The respondents seem to miss the point that the proof is not required at the stage of the application for rescission. It is something that will be dealt with on the merits at a later stage if rescission is granted.
[5] The applicant contends that the oral agreement for the payment of a non- refundable deposit has been superseded by the written contract. The respondents, on the other hand, contend that the oral agreement is separate from the eventual written agreement for the purchase and sale of the immovable property. These arguments are in the context of the Alienation of Land Act 68 of 1981, which provides that any agreement relating to alienation of land must be in writing.
[6] In its founding affidavit deposed to by Mr Andre Johannes Burger the applicant says:
“10.5 Since the outset I, personally, made it clear to Messrs Payne and De Kock that, the purchase price for Erf 196 being R19,280,000.00, the Applicant would before the negotiation and conclusion of an agreement in respect of the purchase of the erf insist on the payment of a non-refundable deposit in the amount of R500,000.00 by Messrs Payne and De Kock (as partners or through whatever entity they elected to act) to the applicant.”
[14] After further negotiations the amount of R500,000.00 was reduced to R250.000.00 which is the amount that was paid by the first respondent at a meeting between the deponent to the founding affidavit and a Mr Pretorius on the one hand and Messrs Payne and De Kock on the other.

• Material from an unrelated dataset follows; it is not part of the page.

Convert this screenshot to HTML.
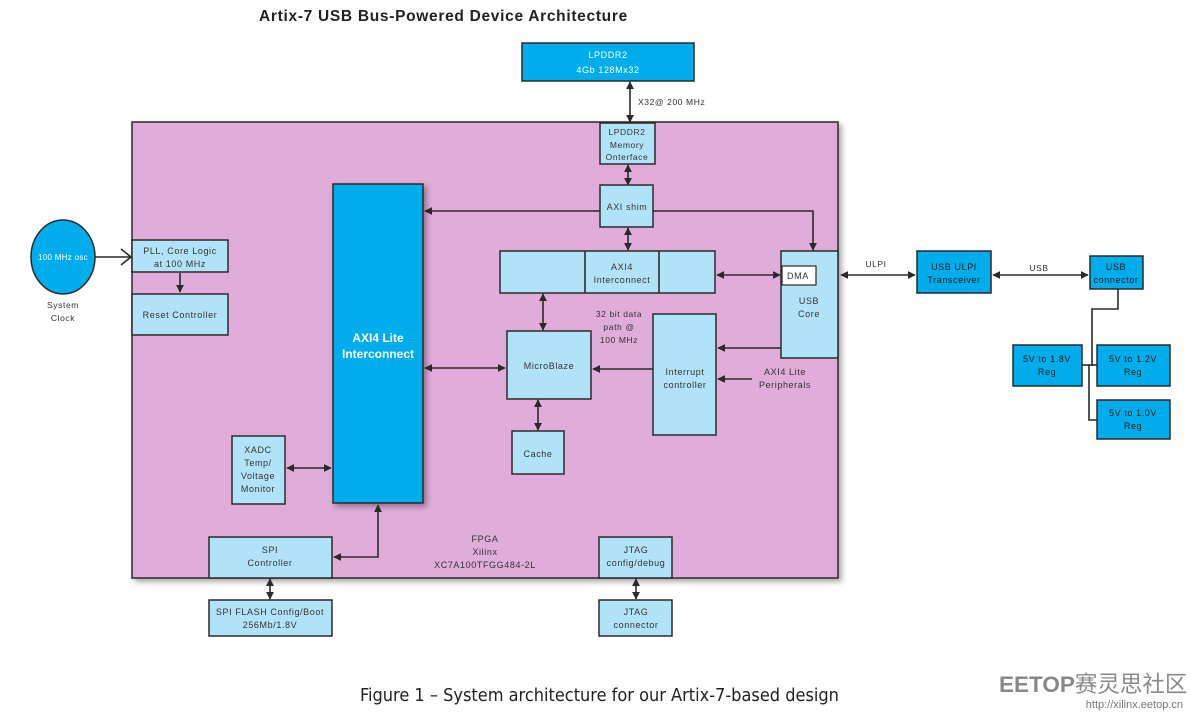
<!DOCTYPE html>
<html><head><meta charset="utf-8"><style>
html,body{margin:0;padding:0;background:#fff;}
svg{display:block;}
text{font-family:"Liberation Sans",sans-serif;font-size:9px;fill:#333;letter-spacing:0.6px;}
.w{fill:#fff;}
.lb{fill:#b1e3f8;stroke:#2a2a2a;stroke-width:1.5;}
.db{fill:#00adec;stroke:#2a2a2a;stroke-width:1.5;}
.ln{stroke:#2a2a2a;stroke-width:1.6;fill:none;}
</style></head><body>
<svg width="1190" height="714" viewBox="0 0 1190 714" xmlns="http://www.w3.org/2000/svg">
<defs>
<marker id="a" viewBox="0 0 10 10" refX="9" refY="5" markerWidth="5" markerHeight="5" orient="auto-start-reverse"><path d="M0,0 L10,5 L0,10 z" fill="#2a2a2a"/></marker>
<filter id="sh" x="-5%" y="-5%" width="115%" height="115%"><feDropShadow dx="3" dy="3" stdDeviation="3" flood-color="#000" flood-opacity="0.35"/></filter>
</defs>
<text x="259" y="21" style="font-size:15.5px;font-weight:bold;fill:#222;letter-spacing:0.7px">Artix-7 USB Bus-Powered Device Architecture</text>

<rect x="132" y="122" width="706" height="456" fill="#e0acd9" stroke="#2a2a2a" stroke-width="1.5" filter="url(#sh)"/>

<rect class="db" x="522" y="43" width="172" height="38"/>
<text class="w" x="608" y="58" text-anchor="middle">LPDDR2</text>
<text class="w" x="608" y="73" text-anchor="middle">4Gb 128Mx32</text>
<line class="ln" x1="630" y1="82" x2="630" y2="122" marker-start="url(#a)" marker-end="url(#a)"/>
<text x="638" y="105" style="font-size:8.5px">X32@ 200 MHz</text>

<rect class="lb" x="600" y="123" width="55" height="41"/>
<text x="627" y="135" text-anchor="middle" style="font-size:8.5px">LPDDR2</text>
<text x="627" y="148" text-anchor="middle" style="font-size:8.5px">Memory</text>
<text x="627" y="160" text-anchor="middle" style="font-size:8.5px">Onterface</text>
<line class="ln" x1="628" y1="165" x2="628" y2="185" marker-start="url(#a)" marker-end="url(#a)"/>

<rect class="lb" x="600" y="185" width="53" height="42"/>
<text x="627" y="210" text-anchor="middle">AXI shim</text>
<line class="ln" x1="600" y1="211" x2="425" y2="211" marker-end="url(#a)"/>
<polyline class="ln" points="653,211 813,211 813,250" marker-end="url(#a)"/>
<line class="ln" x1="628" y1="228" x2="628" y2="250" marker-start="url(#a)" marker-end="url(#a)"/>

<rect class="lb" x="500" y="251" width="215" height="42"/>
<line class="ln" x1="585" y1="251" x2="585" y2="293"/>
<line class="ln" x1="659" y1="251" x2="659" y2="293"/>
<text x="622" y="270" text-anchor="middle">AXI4</text>
<text x="622" y="283" text-anchor="middle">Interconnect</text>
<line class="ln" x1="717" y1="275" x2="780" y2="275" marker-start="url(#a)" marker-end="url(#a)"/>
<line class="ln" x1="543" y1="294" x2="543" y2="330" marker-start="url(#a)" marker-end="url(#a)"/>

<rect class="lb" x="781" y="251" width="57" height="107"/>
<rect x="782" y="266" width="34" height="19" fill="#fff" stroke="#2a2a2a" stroke-width="1.2"/>
<text x="787" y="279">DMA</text>
<text x="809" y="304" text-anchor="middle">USB</text>
<text x="809" y="317" text-anchor="middle">Core</text>
<line class="ln" x1="781" y1="348" x2="718" y2="348" marker-end="url(#a)"/>

<rect class="db" x="333" y="184" width="90" height="319" filter="url(#sh)"/>
<text class="w" x="378" y="342" text-anchor="middle" style="font-size:12px;font-weight:bold;letter-spacing:0">AXI4 Lite</text>
<text class="w" x="378" y="358" text-anchor="middle" style="font-size:12px;font-weight:bold;letter-spacing:0">Interconnect</text>

<ellipse cx="63" cy="257" rx="32" ry="37" fill="#00adec" stroke="#2a2a2a" stroke-width="1.5"/>
<text class="w" x="63" y="260" text-anchor="middle" style="font-size:8px;letter-spacing:0.3px">100 MHz osc</text>
<polyline class="ln" points="95,257 131,257"/>
<polyline class="ln" points="121,249 131,257 121,265"/>
<text x="63" y="308" text-anchor="middle" style="font-size:8.5px">System</text>
<text x="63" y="321" text-anchor="middle" style="font-size:8.5px">Clock</text>

<rect class="lb" x="132" y="240" width="96" height="32"/>
<text x="180" y="254" text-anchor="middle">PLL, Core Logic</text>
<text x="180" y="267" text-anchor="middle">at 100 MHz</text>
<line class="ln" x1="180" y1="273" x2="180" y2="292" marker-end="url(#a)"/>
<rect class="lb" x="132" y="294" width="96" height="41"/>
<text x="180" y="318" text-anchor="middle">Reset Controller</text>

<rect class="lb" x="507" y="331" width="84" height="68"/>
<text x="549" y="369" text-anchor="middle">MicroBlaze</text>
<line class="ln" x1="425" y1="368" x2="505" y2="368" marker-start="url(#a)" marker-end="url(#a)"/>
<line class="ln" x1="658" y1="369" x2="593" y2="369" marker-end="url(#a)"/>
<text x="619" y="317" text-anchor="middle" style="font-size:8.5px">32 bit data</text>
<text x="619" y="330" text-anchor="middle" style="font-size:8.5px">path @</text>
<text x="619" y="343" text-anchor="middle" style="font-size:8.5px">100 MHz</text>
<line class="ln" x1="538" y1="400" x2="538" y2="430" marker-start="url(#a)" marker-end="url(#a)"/>
<rect class="lb" x="512" y="431" width="52" height="43"/>
<text x="538" y="457" text-anchor="middle">Cache</text>

<rect class="lb" x="653" y="314" width="63" height="121"/>
<text x="685" y="375" text-anchor="middle">Interrupt</text>
<text x="685" y="388" text-anchor="middle">controller</text>
<line class="ln" x1="752" y1="379" x2="718" y2="379" marker-end="url(#a)"/>
<text x="785" y="375" text-anchor="middle">AXI4 Lite</text>
<text x="785" y="388" text-anchor="middle">Peripherals</text>

<rect class="lb" x="232" y="436" width="53" height="68"/>
<text x="258" y="453" text-anchor="middle">XADC</text>
<text x="258" y="466" text-anchor="middle">Temp/</text>
<text x="258" y="479" text-anchor="middle">Voltage</text>
<text x="258" y="492" text-anchor="middle">Monitor</text>
<line class="ln" x1="287" y1="468" x2="331" y2="468" marker-start="url(#a)" marker-end="url(#a)"/>

<rect class="lb" x="209" y="537" width="123" height="41"/>
<text x="270" y="553" text-anchor="middle">SPI</text>
<text x="270" y="566" text-anchor="middle">Controller</text>
<polyline class="ln" points="378,505 378,557 334,557" marker-start="url(#a)" marker-end="url(#a)"/>
<line class="ln" x1="270" y1="579" x2="270" y2="599" marker-start="url(#a)" marker-end="url(#a)"/>
<rect class="lb" x="209" y="600" width="123" height="36"/>
<text x="270" y="615" text-anchor="middle">SPI FLASH Config/Boot</text>
<text x="270" y="628" text-anchor="middle">256Mb/1.8V</text>

<text x="485" y="542" text-anchor="middle">FPGA</text>
<text x="485" y="555" text-anchor="middle">Xilinx</text>
<text x="485" y="568" text-anchor="middle">XC7A100TFGG484-2L</text>

<rect class="lb" x="599" y="537" width="73" height="41"/>
<text x="636" y="553" text-anchor="middle">JTAG</text>
<text x="636" y="566" text-anchor="middle">config/debug</text>
<line class="ln" x1="636" y1="579" x2="636" y2="599" marker-start="url(#a)" marker-end="url(#a)"/>
<rect class="lb" x="599" y="600" width="73" height="36"/>
<text x="636" y="615" text-anchor="middle">JTAG</text>
<text x="636" y="628" text-anchor="middle">connector</text>

<line class="ln" x1="841" y1="275" x2="915" y2="275" marker-start="url(#a)" marker-end="url(#a)"/>
<text x="876" y="267" text-anchor="middle" style="font-size:8.5px">ULPI</text>
<rect class="db" x="917" y="251" width="74" height="42"/>
<text x="954" y="270" text-anchor="middle" style="fill:#1a1a1a">USB ULPI</text>
<text x="954" y="283" text-anchor="middle" style="fill:#1a1a1a">Transceiver</text>
<line class="ln" x1="993" y1="275" x2="1088" y2="275" marker-start="url(#a)" marker-end="url(#a)"/>
<text x="1039" y="271" text-anchor="middle" style="font-size:8.5px">USB</text>
<rect class="db" x="1090" y="256" width="53" height="33"/>
<text x="1116" y="270" text-anchor="middle" style="fill:#1a1a1a">USB</text>
<text x="1116" y="283" text-anchor="middle" style="fill:#1a1a1a">connector</text>
<polyline class="ln" points="1118,289 1118,309 1092,309 1092,366"/>
<polyline class="ln" points="1082,365 1097,365"/>
<polyline class="ln" points="1089,365 1089,420 1097,420"/>
<rect class="db" x="1013" y="345" width="69" height="41"/>
<text x="1047" y="362" text-anchor="middle" style="fill:#1a1a1a">5V to 1.8V</text>
<text x="1047" y="375" text-anchor="middle" style="fill:#1a1a1a">Reg</text>
<rect class="db" x="1097" y="345" width="73" height="41"/>
<text x="1133" y="362" text-anchor="middle" style="fill:#1a1a1a">5V to 1.2V</text>
<text x="1133" y="375" text-anchor="middle" style="fill:#1a1a1a">Reg</text>
<rect class="db" x="1097" y="400" width="73" height="39"/>
<text x="1133" y="416" text-anchor="middle" style="fill:#1a1a1a">5V to 1.0V</text>
<text x="1133" y="429" text-anchor="middle" style="fill:#1a1a1a">Reg</text>

<text x="360" y="701" style="font-family:'DejaVu Sans Condensed','Liberation Sans',sans-serif;font-size:18px;fill:#222;letter-spacing:0">Figure 1 – System architecture for our Artix-7-based design</text>
<text x="999" y="692" style="font-family:'Liberation Sans','Noto Sans CJK SC',sans-serif;font-size:22.5px;font-weight:bold;fill:#888;letter-spacing:0">EETOP<tspan style="font-weight:normal">赛灵思社区</tspan></text>
<text x="1183" y="708" text-anchor="end" style="font-size:11px;fill:#777;letter-spacing:0">http://xilinx.eetop.cn</text>
</svg>
</body></html>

[15] The applicant says, at paragraph 10.2 of the founding affidavit that:
“during or about the period 2004 to 2009 the immovable property market was so thriving that genuine as well as spurious interest by potential buyers of portions in the development was so overwhelming that the Applicant was compelled to protect itself against exploitation by insisting on interested purchasers to pay a 10% portion of the envisaged purchase price as a non- refundable deposit. The requirement of the payment of a non-refundable deposit was, at the time, the norm in the market and Mrs Steyn (who, at the time, acted as the conveyancing attorney of the Applicant) advises that:-
10.2.1 in respect of the Island Estates Development in excess of 200 transactions, with inter alia the condition of payment of a non-refundable deposit, were effected;
10.2.2. even the banks, such as Absa Bank and Standard Bank, insisted on the payment of a non-refundable deposit as a term, before they would grant a development loan secured by a mortgage bond in respect of the immovable property so sold to potential purchasers and, even, from time to time, conducted audits at her offices in order to ascertain that the underlying written agreements indeed contained such clauses;
These, together with a number of other issues raised in the application, if resolved in applicant’s favour would mean that the applicant would succeed in its defence, inter alia:
Whether the first respondent and De Kock were partners and that therefore he had the requisite authority to sign the agreement;
Whether the respondents have locus standit'
The non-joinder of De Kock;
That the plaintiffs’ claim to have “abandoned" the proposed purchase of the property rather than having the agreement repudiated, resulted in no cause of action on the part of the plaintiffs; and
Whether the written agreement superseded the oral agreement.
[16] In my view, the applicant has placed sufficient facts before this court to show that it has a bona fide defence to the plaintiff’s claim which has some prospect of success.
[17] In the circumstances I need not consider all the other issues raised in this voluminous application.
[18] I accordingly make the following order:
1. The default judgment granted by the Registrar of this Court on 8 December 2011 against the applicant is rescinded.
2. The applicant is to file its plea to the respondent’ claim within fifteen days of date of this order.
3. The respondents are to pay the costs of this application.
N RANCHOD
JUDGE OF THE HIGH COURT.
Appearances:
Counsel for the Applicant: Adv P Sieberhagen.
Attorney for the Applicant: Geyser Van Rooyen Attorneys, Pretoria.
Counsel for the Respondent: Adv J Vorster
Attorney for the Respondent: Erasmus- Scheepers, Pretoria.